Friday, September 9, 2011

Bluegrass Music and Farmer's Market

Mark has been extremely busy with the firewood business, so for the second time this year, I battled my hidden shyness and went alone to sell our grassfed beef at the farmers market. Albeit a bit nervously and with some trepidation. I always worry about things. Any thing. But, I had a great time at the market today. Good conversations and a lot of very positive feedback on our beef. But the best thing was the bluegrass group playing right beside me. I danced and toe tapped and smiled the whole, live, long day. I had one customer even tell me that I was glowing. "It's the music", I said. And it was. Music is good for the soul and I happen to love bluegrass. I wish I knew how to pick a fiddle or banjo or even sing in tune.
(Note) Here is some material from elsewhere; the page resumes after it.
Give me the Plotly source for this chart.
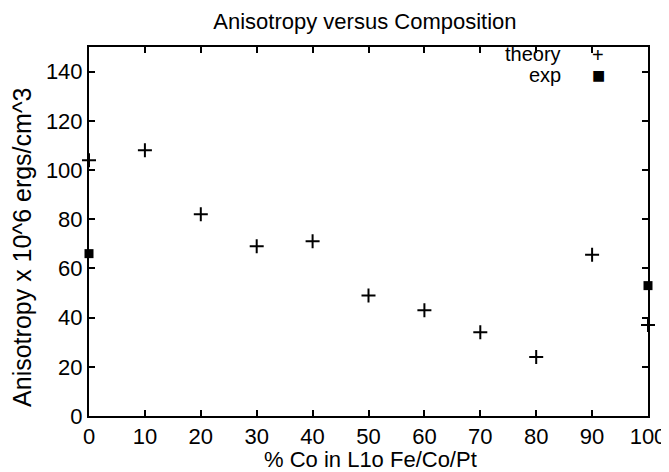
import plotly.graph_objects as go

theory_x = [0, 10, 20, 30, 40, 50, 60, 70, 80, 90, 100]
theory_y = [104, 108, 82, 69, 71, 49, 43, 34, 24, 65.5, 37]
exp_x = [0, 100]
exp_y = [66, 53]
x_ticks = [0, 10, 20, 30, 40, 50, 60, 70, 80, 90, 100]
y_ticks = [0, 20, 40, 60, 80, 100, 120, 140]

FONT = "Liberation Sans, Arial, sans-serif"

fig = go.Figure()
fig.add_trace(go.Scatter(
    x=theory_x, y=theory_y, mode="markers", name="theory",
    marker=dict(symbol="cross-thin", size=10, line=dict(color="black", width=2), color="black"),
    cliponaxis=False, showlegend=False))
fig.add_trace(go.Scatter(
    x=exp_x, y=exp_y, mode="markers", name="exp",
    marker=dict(symbol="square", size=9, color="black"),
    cliponaxis=False, showlegend=False))

axis_common = dict(
    showgrid=False, zeroline=False, showline=True, linecolor="black", linewidth=2,
    mirror="allticks", ticks="inside", ticklen=6, tickwidth=1.5, tickcolor="black",
    tickfont=dict(family=FONT, size=22, color="black"), automargin=False,
)

fig.update_xaxes(range=[0, 100], tickvals=x_ticks, ticktext=[str(v) for v in x_ticks], **axis_common)
fig.update_yaxes(range=[0, 150], tickvals=y_ticks, ticktext=[str(v) for v in y_ticks], **axis_common)

fig.update_layout(
    width=661, height=464,
    margin=dict(l=81, r=21, t=39, b=56),
    plot_bgcolor="white", paper_bgcolor="white",
    title=dict(text="Anisotropy versus Composition", x=0.540, xanchor="center", y=0.972, yanchor="middle",
               font=dict(family=FONT, size=22, color="black")),
    annotations=[
        dict(text="Anisotropy x 10^6 ergs/cm^3", xref="paper", yref="paper", x=-0.12, y=0.458,
             xanchor="center", yanchor="middle", textangle=-90,
             showarrow=False, font=dict(family=FONT, size=25, color="black")),
        dict(text="% Co in L1o Fe/Co/Pt", xref="paper", yref="paper", x=0.503, y=-0.117,
             xanchor="center", yanchor="middle",
             showarrow=False, font=dict(family=FONT, size=22, color="black")),
        dict(text="theory", xref="paper", yref="paper", x=0.848, y=0.982, xanchor="right", yanchor="middle",
             showarrow=False, font=dict(family=FONT, size=20, color="black")),
        dict(text="exp", xref="paper", yref="paper", x=0.848, y=0.925, xanchor="right", yanchor="middle",
             showarrow=False, font=dict(family=FONT, size=20, color="black")),
        dict(text="+", xref="paper", yref="paper", x=0.911, y=0.978, xanchor="center", yanchor="middle",
             showarrow=False, font=dict(family=FONT, size=20, color="black")),
        dict(text="■", xref="paper", yref="paper", x=0.911, y=0.925, xanchor="center", yanchor="middle",
             showarrow=False, font=dict(family="DejaVu Sans", size=14, color="black")),
    ],
)

fig.write_html("out.html")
Singing in tune would be good. Bluegrass is music that just begs for more participants. I guess I did my part by dancing a little and clapping. I was surprised when some of the customers didn't like the music. "It's all the same", some said, and "like fingernails on a chalkboard". WHAT! I was shocked. Yet, I shouldn't be. Different strokes for different folks, and all that.

All in all a good day. Apparently a happy, smiling face is good for sales too. I almost sold out.

Wednesday, September 7, 2011

Around the Garden Today

A variety of color and shape and texture and taste. How wonderful a garden is on a warm, no make that HOT, late summer day.